The birds were coming down the lake from the east, an immense horde of them, and McCawley advised me to be ready for the first chance. A moment later, though, as the birds suddenly lowered, he said in a whisper, "they're going to light; don't shoot!"

The birds had now dropped low over the water, and were slowing up preparatory to sliding into its cooling depths. In another moment they would have settled. What a flock! the like of which I had never seen before, not even in the old days down at fabled Currituck. Every nerve was tingling; every muscle, every fiber quivering with the keenest delight, such as only the old ducker experiences under similar circumstances.

Tom and I crouched like images hewn from stone. Moveless as death, we were waiting until the advance couriers of the approaching myriad had breasted the crest of the rest less lake, which they were doing, when suddenly we were startled by two thunderous reports from a shotgun in the hands of some fiend in human shape, off the near shore. It was the work of a bumpkin trapper of the lower sandhills, who was after muskrats in the shallow waters among the nearer tules on the south shore, and his blunderbuss and black powder had well done their nefarious work.

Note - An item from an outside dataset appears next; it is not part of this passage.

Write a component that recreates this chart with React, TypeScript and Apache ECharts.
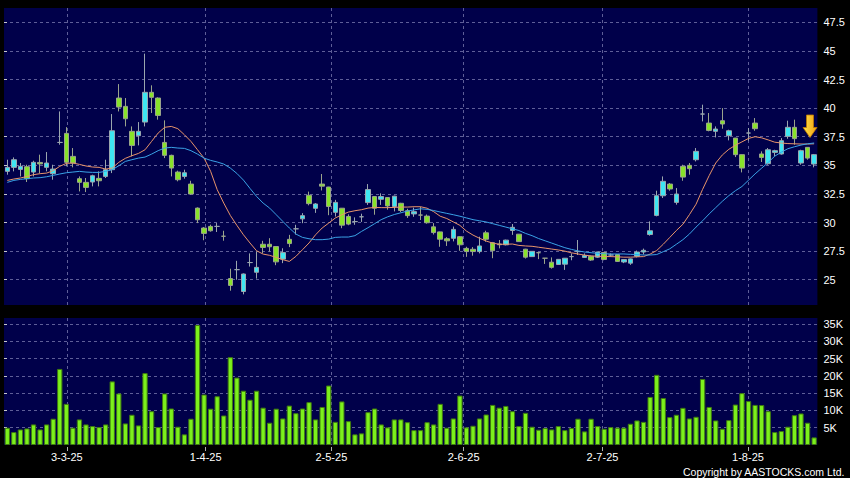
import React, { useEffect, useRef } from "react";
import * as echarts from "echarts";

// Trading days (d-m-yy)
const dates: string[] = [
  "18-2-25","19-2-25","20-2-25","21-2-25","24-2-25","25-2-25","26-2-25","27-2-25","28-2-25",
  "3-3-25","4-3-25","5-3-25","6-3-25","7-3-25","10-3-25","11-3-25","12-3-25","13-3-25","14-3-25","17-3-25","18-3-25","19-3-25","20-3-25","21-3-25","24-3-25","25-3-25","26-3-25","27-3-25","28-3-25","31-3-25",
  "1-4-25","2-4-25","3-4-25","7-4-25","8-4-25","9-4-25","10-4-25","11-4-25","14-4-25","15-4-25","16-4-25","17-4-25","22-4-25","23-4-25","24-4-25","25-4-25","28-4-25","29-4-25","30-4-25",
  "2-5-25","6-5-25","7-5-25","8-5-25","9-5-25","12-5-25","13-5-25","14-5-25","15-5-25","16-5-25","19-5-25","20-5-25","21-5-25","22-5-25","23-5-25","26-5-25","27-5-25","28-5-25","29-5-25","30-5-25",
  "2-6-25","3-6-25","4-6-25","5-6-25","6-6-25","9-6-25","10-6-25","11-6-25","12-6-25","13-6-25","16-6-25","17-6-25","18-6-25","19-6-25","20-6-25","23-6-25","24-6-25","25-6-25","26-6-25","27-6-25","30-6-25",
  "2-7-25","3-7-25","4-7-25","7-7-25","8-7-25","9-7-25","10-7-25","11-7-25","14-7-25","15-7-25","16-7-25","17-7-25","18-7-25","21-7-25","22-7-25","23-7-25","24-7-25","25-7-25","28-7-25","29-7-25","30-7-25","31-7-25",
  "1-8-25","4-8-25","5-8-25","6-8-25","7-8-25","8-8-25","11-8-25","12-8-25","13-8-25","14-8-25","15-8-25","18-8-25",
];

// [open, close, low, high]
const candles: number[][] = [
  [34.47,34.82,34.18,35.49],[34.82,35.49,34.47,35.69],[34.64,34.91,34.03,35.2],[34.88,33.83,33.54,35.05],[34.41,35.26,34.03,35.4],
  [35.25,35.12,34.32,35.93],[34.82,35.2,34.47,36.16],[34.27,34.67,33.74,35.05],[37.0,37.0,36.8,39.71],[37.79,35.26,34.91,38.34],
  [35.78,35.2,34.82,36.51],[33.83,33.51,32.72,34.03],[33.51,33.07,32.66,33.89],[33.54,34.09,33.16,34.18],[33.86,33.65,33.16,34.47],
  [34.03,34.62,33.89,35.49],[34.62,38.02,34.32,39.48],[40.88,40.09,39.71,42.1],[40.15,39.07,38.4,40.88],[37.97,36.74,35.78,38.4],
  [37.59,37.97,36.74,38.78],[38.78,41.38,38.4,44.76],[41.38,40.94,39.57,41.99],[40.88,39.36,38.99,40.94],[37.0,35.87,35.63,38.93],
  [35.87,34.76,34.03,35.93],[34.41,33.74,33.6,34.53],[34.03,34.35,33.83,34.62],[33.36,32.49,32.43,33.65],[31.26,30.24,29.95,31.32],
  [29.52,29.05,28.45,29.6],[29.66,29.28,29.2,29.81],[29.66,29.66,29.17,29.95],[28.8,28.8,28.41,29.28],[25.1,24.5,24.04,25.96],
  [25.88,25.88,25.0,26.65],[23.97,25.5,23.72,25.55],[26.5,26.5,26.15,27.3],[25.65,26.08,25.1,27.46],[28.1,27.82,27.32,28.4],
  [28.1,27.88,27.46,28.63],[27.9,26.56,26.27,27.92],[26.8,27.37,26.45,27.75],[28.53,28.16,27.85,28.92],[29.45,29.45,28.95,29.8],
  [30.32,30.6,29.94,30.82],[32.38,31.65,31.5,32.7],[31.24,31.62,30.84,31.7],[33.36,33.18,32.8,34.24],[33.1,31.4,30.64,33.12],
  [30.89,31.76,30.52,31.98],[31.25,29.77,29.5,31.27],[30.53,29.86,29.76,30.72],[30.08,30.08,29.8,30.45],[30.5,30.5,30.05,30.77],
  [31.74,32.88,31.54,33.36],[32.27,31.25,30.68,32.3],[32.03,32.27,31.54,32.55],[32.18,31.45,31.12,32.22],[31.4,32.3,30.97,32.34],
  [31.68,31.05,30.92,31.72],[31.03,30.6,30.4,31.2],[30.75,30.95,30.5,31.3],[30.65,30.65,30.22,31.38],[30.56,29.98,29.9,30.7],
  [29.62,29.12,28.95,29.95],[29.18,28.54,27.88,29.2],[28.58,28.4,27.95,28.72],[28.62,29.4,28.35,29.65],[28.76,28.05,27.53,28.8],
  [27.74,27.46,27.0,27.88],[27.66,27.46,27.1,27.85],[27.46,27.95,27.3,28.76],[29.1,28.54,28.32,29.28],[28.24,27.54,26.88,28.3],
  [28.12,28.06,27.74,28.47],[28.05,28.46,28.0,28.5],[29.3,29.58,28.92,29.87],[28.98,28.33,28.3,29.0],[27.67,26.97,26.85,27.7],
  [27.02,27.48,27.0,27.5],[27.36,27.36,26.8,27.4],[26.88,26.88,26.38,26.9],[26.53,26.08,25.97,26.95],[26.33,26.78,26.3,26.8],
  [26.36,26.88,25.86,26.9],[27.02,27.02,26.7,27.3],[27.46,27.46,27.16,28.47],[26.95,27.12,26.9,27.3],[27.05,26.72,26.65,27.1],
  [26.97,27.42,26.9,27.45],[27.38,26.77,26.7,27.4],[27.16,27.16,27.0,27.3],[27.2,26.6,26.55,27.25],[26.55,26.76,26.45,26.8],
  [26.45,26.82,26.3,26.85],[27.05,27.42,26.95,27.55],[27.42,27.57,27.2,27.72],[28.95,29.28,28.85,30.1],[30.62,32.34,30.54,32.78],
  [32.34,33.6,32.14,34.03],[33.36,32.93,32.78,33.45],[31.76,32.49,31.56,33.01],[34.91,33.97,33.65,35.05],[35.0,34.7,34.18,35.2],
  [35.49,36.22,35.34,36.51],[39.48,39.48,38.84,40.3],[38.69,38.05,37.97,39.57],[37.97,38.17,37.44,38.4],[38.9,38.61,38.2,40.0],
  [37.59,38.02,37.18,38.11],[37.38,35.93,35.72,37.4],[35.93,34.76,34.38,35.95],[37.82,37.82,37.15,38.26],[38.69,38.2,38.02,39.13],
  [35.99,35.69,35.29,36.22],[35.14,36.36,35.05,36.51],[36.13,36.28,35.78,36.36],[35.99,37.15,35.93,37.38],[37.53,38.32,37.32,38.9],
  [38.32,37.33,36.8,38.99],[35.2,36.28,35.05,36.36],[36.57,35.63,35.49,36.6],[35.11,35.93,34.82,35.99],
];

// Short moving average (orange)
const maShort: number[] = [
  33.68,33.8,33.89,34.03,34.18,34.27,34.32,34.53,34.91,35.17,35.2,35.08,34.94,34.85,34.82,34.67,34.76,35.26,35.61,35.84,
  36.04,36.36,37.09,37.82,38.32,38.4,38.2,37.67,37.09,36.36,35.63,34.47,32.87,31.7,30.62,29.75,28.93,28.21,27.53,27.24,
  27.13,26.95,26.75,26.6,27.04,27.62,28.21,28.93,29.52,29.95,30.39,30.68,30.91,31.03,31.12,31.26,31.32,31.3,31.3,31.32,
  31.35,31.35,31.38,31.38,31.25,30.95,30.55,30.35,30.05,29.75,29.25,28.9,28.62,28.38,28.2,28.1,28.1,28.12,28.0,27.95,
  27.92,27.84,27.76,27.68,27.6,27.5,27.35,27.25,27.15,27.08,27.05,27.03,27.02,27.0,26.97,26.97,27.0,27.02,27.24,27.55,
  28.1,28.7,29.3,29.85,30.7,31.6,32.9,34.1,35.2,35.9,36.4,36.75,37.05,37.35,37.5,37.4,37.22,37.02,36.95,36.9,
  36.88,36.86,36.86,36.88,
];

// Long moving average (blue)
const maLong: number[] = [
  33.51,33.68,33.77,33.83,33.89,33.92,34.0,34.12,34.24,34.35,34.41,34.47,34.41,34.38,34.38,34.47,34.62,34.96,35.34,35.49,
  35.63,35.72,35.98,36.28,36.51,36.57,36.51,36.48,36.28,35.98,35.63,35.43,35.29,35.11,34.76,34.29,33.71,32.98,32.28,31.7,
  31.26,30.68,30.1,29.52,28.99,28.7,28.58,28.5,28.5,28.55,28.7,28.73,28.73,28.85,29.22,29.55,29.9,30.25,30.5,30.7,
  30.85,31.0,31.1,31.2,31.15,31.05,30.92,30.8,30.68,30.55,30.4,30.25,30.15,30.05,29.9,29.75,29.6,29.45,29.3,29.05,
  28.85,28.6,28.4,28.2,28.0,27.8,27.65,27.52,27.42,27.36,27.3,27.27,27.25,27.25,27.25,27.22,27.2,27.16,27.16,27.2,
  27.45,27.7,28.1,28.5,29.0,29.6,30.15,30.75,31.3,31.85,32.35,32.78,33.15,33.7,34.25,34.75,35.25,35.8,36.15,36.45,
  36.62,36.77,36.88,36.95,
];

// Volume in thousands
const volumes: number[] = [
  5.0,3.74,4.5,4.8,5.95,4.5,5.95,7.6,22.0,11.9,5.0,7.4,5.95,5.47,5.18,5.95,18.4,14.9,6.24,8.75,
  5.67,20.8,9.78,5.18,14.9,10.56,5.29,3.08,7.6,34.7,14.6,10.5,14.1,8.54,25.4,19.5,15.7,13.1,15.7,10.8,
  6.44,10.5,7.68,11.4,9.2,10.56,12.4,7.4,11.0,17.2,6.7,12.6,6.9,3.08,3.37,9.5,10.56,5.95,5.09,7.4,
  7.4,6.6,4.3,4.3,6.6,5.95,11.9,5.0,7.68,14.3,5.09,5.57,7.68,8.83,11.6,10.8,11.3,9.78,5.47,9.3,
  5.29,4.42,4.9,4.5,5.47,4.3,4.9,7.6,3.94,7.6,5.47,4.7,5.18,5.0,5.0,6.15,7.1,6.7,13.9,20.3,
  13.6,8.06,8.75,10.75,7.68,8.17,19.1,11.0,7.1,4.7,7.2,11.7,15.0,12.7,11.6,11.55,9.78,3.74,4.03,5.29,
  8.63,9.12,6.44,2.2,
];

const priceTicks: number[] = [25, 27.5, 30, 32.5, 35, 37.5, 40, 42.5, 45, 47.5];
const volumeTicks: number[] = [5, 10, 15, 20, 25, 30, 35];
const dateLabels: string[] = ["3-3-25", "1-4-25", "2-5-25", "2-6-25", "2-7-25", "1-8-25"];

const FONT = "'Liberation Sans', Arial, sans-serif";
const GRID_LINE = { color: "#5e5e98", type: [3, 3] as number[], width: 1 };
const PLOT_BG = "#00004a";

export default function App() {
  const ref = useRef<HTMLDivElement>(null);

  useEffect(() => {
    if (!ref.current) return;
    const chart = echarts.init(ref.current, undefined, { renderer: "svg" });
    const slots = dateLabels.map((d) => dates.indexOf(d) + 0.5);
    const slotMax = dates.length - 1;

    chart.setOption({
      animation: false,
      backgroundColor: "#000000",
      textStyle: { fontFamily: FONT },
      grid: [
        { left: 4, right: 32.6, top: 8, height: 297, show: true, backgroundColor: PLOT_BG, borderWidth: 0 },
        { left: 4, right: 32.6, top: 318, height: 127, show: true, backgroundColor: PLOT_BG, borderWidth: 0 },
      ],
      xAxis: [
        { type: "category", gridIndex: 0, data: dates, show: false, boundaryGap: true },
        { type: "category", gridIndex: 1, data: dates, show: false, boundaryGap: true },
        {
          type: "value", gridIndex: 0, min: 0, max: slotMax, position: "bottom",
          axisLine: { show: false },
          axisTick: { show: false, customValues: slots },
          axisLabel: { show: false, customValues: slots },
          splitLine: { show: true, lineStyle: GRID_LINE },
        },
        {
          type: "value", gridIndex: 1, min: 0, max: slotMax, position: "bottom", offset: 2,
          axisLine: { show: false },
          axisTick: { show: true, customValues: slots, length: 4, lineStyle: { color: "#b0b0b0" } },
          axisLabel: {
            customValues: slots, color: "#ffffff", fontSize: 11, fontFamily: FONT, margin: 4,
            formatter: (v: number) => dates[Math.round(v - 0.5)],
          },
          splitLine: { show: true, lineStyle: GRID_LINE },
        },
      ],
      yAxis: [
        {
          type: "value", gridIndex: 0, position: "right", min: 22.79, max: 48.75, offset: 4,
          axisLine: { show: false },
          axisTick: { show: true, customValues: priceTicks, length: 3, lineStyle: { color: "#c8c8c8" } },
          axisLabel: {
            customValues: priceTicks, color: "#ffffff", fontSize: 11, fontFamily: FONT, margin: 2,
            formatter: (v: number) => String(v),
          },
          splitLine: { show: true, lineStyle: GRID_LINE },
        },
        {
          type: "value", gridIndex: 1, position: "right", min: 0, max: 36.73, offset: 4,
          axisLine: { show: false },
          axisTick: { show: true, customValues: volumeTicks, length: 3, lineStyle: { color: "#c8c8c8" } },
          axisLabel: {
            customValues: volumeTicks, color: "#ffffff", fontSize: 11, fontFamily: FONT, margin: 2,
            formatter: (v: number) => v + "K",
          },
          splitLine: { show: true, lineStyle: GRID_LINE },
        },
      ],
      series: [
        {
          type: "candlestick", xAxisIndex: 0, yAxisIndex: 0, data: candles, barWidth: 5,
          itemStyle: {
            color: "#3ee6f2", color0: "#88e22a",
            borderColor: "#9aa6ae", borderColor0: "#9aa48c", borderWidth: 1,
          },
          z: 2,
        },
        {
          type: "line", xAxisIndex: 0, yAxisIndex: 0, data: maShort, symbol: "none",
          lineStyle: { color: "#e8946a", width: 1 }, z: 3,
        },
        {
          type: "line", xAxisIndex: 0, yAxisIndex: 0, data: maLong, symbol: "none",
          lineStyle: { color: "#3aa2e6", width: 1 }, z: 3,
        },
        {
          type: "bar", xAxisIndex: 1, yAxisIndex: 1, data: volumes, barWidth: 5.3,
          itemStyle: { color: "#7cf01c", borderColor: "#3f7a10", borderWidth: 1 },
        },
      ],
      graphic: [
        {
          type: "polygon",
          shape: { points: [[806.5, 115], [813.5, 115], [813.5, 127.5], [817, 127.5], [810, 137.5], [803, 127.5], [806.5, 127.5]] },
          style: {
            fill: new echarts.graphic.LinearGradient(0, 0, 1, 0, [
              { offset: 0, color: "#ffe24a" },
              { offset: 1, color: "#f0a010" },
            ]),
            stroke: "#c07a00", lineWidth: 0.8,
          },
          z: 10,
        },
        {
          type: "text", right: 5, top: 466,
          style: { text: "Copyright by AASTOCKS.com Ltd.", fill: "#ffffff", font: `10.5px ${FONT}` },
        },
      ],
    });
    return () => chart.dispose();
  }, []);

  return (
    <div
      ref={ref}
      style={{ position: "fixed", left: 0, top: 0, width: 850, height: 478, background: "#000" }}
    />
  );
}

The big flock broke, as into a thousand whizzing fragments, and as they darted, like streaks into the upper currents, McCawley and I looked on only in the must utterable disgust never attempting to get in a shot-we were too exasperated for that. However, we had all the birds we cared about that morning, and a few moments later we were on our way to camp, just before one of the fiercest storms I had ever witnessed.